June 16, 2023Ivey signs the bill into law, setting up a lifeline for Birmingham-Southern.
Aug. 18, 2023Alabama State Treasurer Young Boozer announces he is seeking an opinion on the constitutionality of the loan program from the state’s attorney general.
Aug. 22, 2023Alabama Attorney General Steve Marshall declines to issue an opinion and says he has the responsibility to defend enacted laws from constitutional challenges, according to Alabama Daily News.
Aug. 24, 2023Boozer announces that the loan program is officially open. Birmingham-Southern files its loan application the same day.
Oct. 13, 2023A letter from the state treasurer denies Birmingham-Southern’s loan application. Boozer also tells Birmingham-Southern President Daniel Coleman that the loan was denied during a phone conversation, according to a later statement from the treasurer’s office.
Oct. 18, 2023
Birmingham-Southern sues Alabama’s state treasurer for denying its loan application, with Coleman calling the move “sudden and unwarranted.”
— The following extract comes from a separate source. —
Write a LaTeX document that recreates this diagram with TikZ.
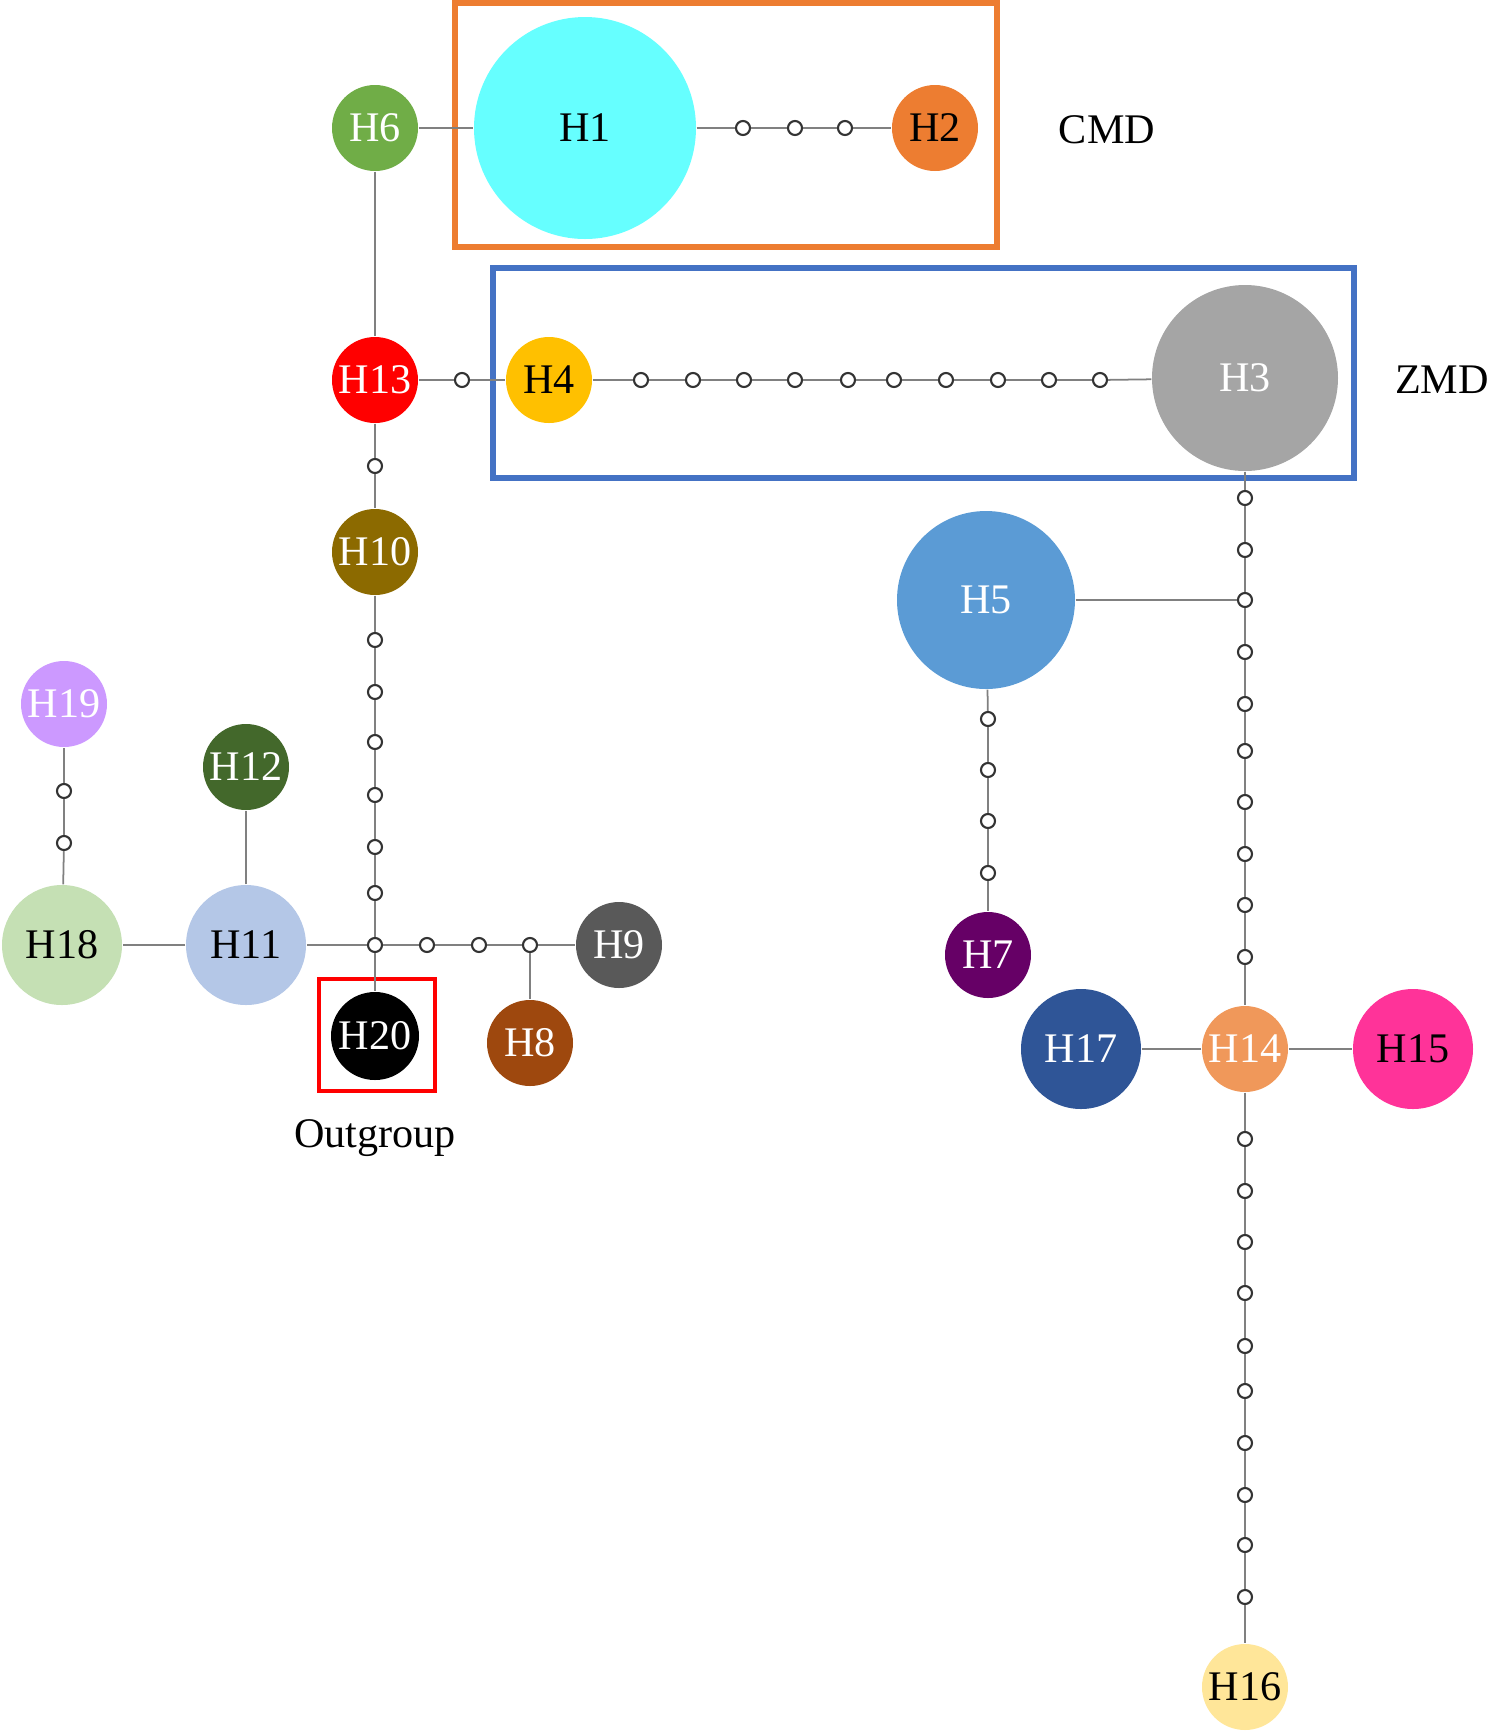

“This followed months of discussions in which the treasurer gave no indication whatsoever that any aspect of BSC’s application was wanting, or that he would not act as the Legislature intended when they wrote and passed the Loan Fund bill,” Coleman said.
In court documents, the college says it is likely to close without emergency relief.
Oct. 25, 2023
Birmingham-Southern announces dismissal of its lawsuit against the state treasurer and says college officials are exploring options, including appealing to the Alabama Supreme Court.
“Our good faith was betrayed over the several months of working with Treasurer Boozer to deliver this bridge loan to the College,” Coleman says in a statement. “The timeline of our interactions clearly demonstrates that his behavior was arbitrary and capricious.”
Oct. 29, 2023
Boozer issues a statement, arguing that Coleman was attempting to “deflect blame and attack” his character.
“I am disappointed with the incendiary rhetoric of President Coleman. He falsely claims that I acted arbitrarily or capriciously, or in bad faith, or misinterpreted the law in question. I did not. President Coleman is wrong,” Boozer says.
Boozer also calls the college a “terrible credit risk.”
Nov. 3, 2023
In a public message, Coleman says college officials are confident they can complete the academic year even after the state loan fell through.
“We will continue to procure funds that will stabilize the College for the long term,” Coleman said. “That includes working with the Alabama Legislature, private donors, and other entities.”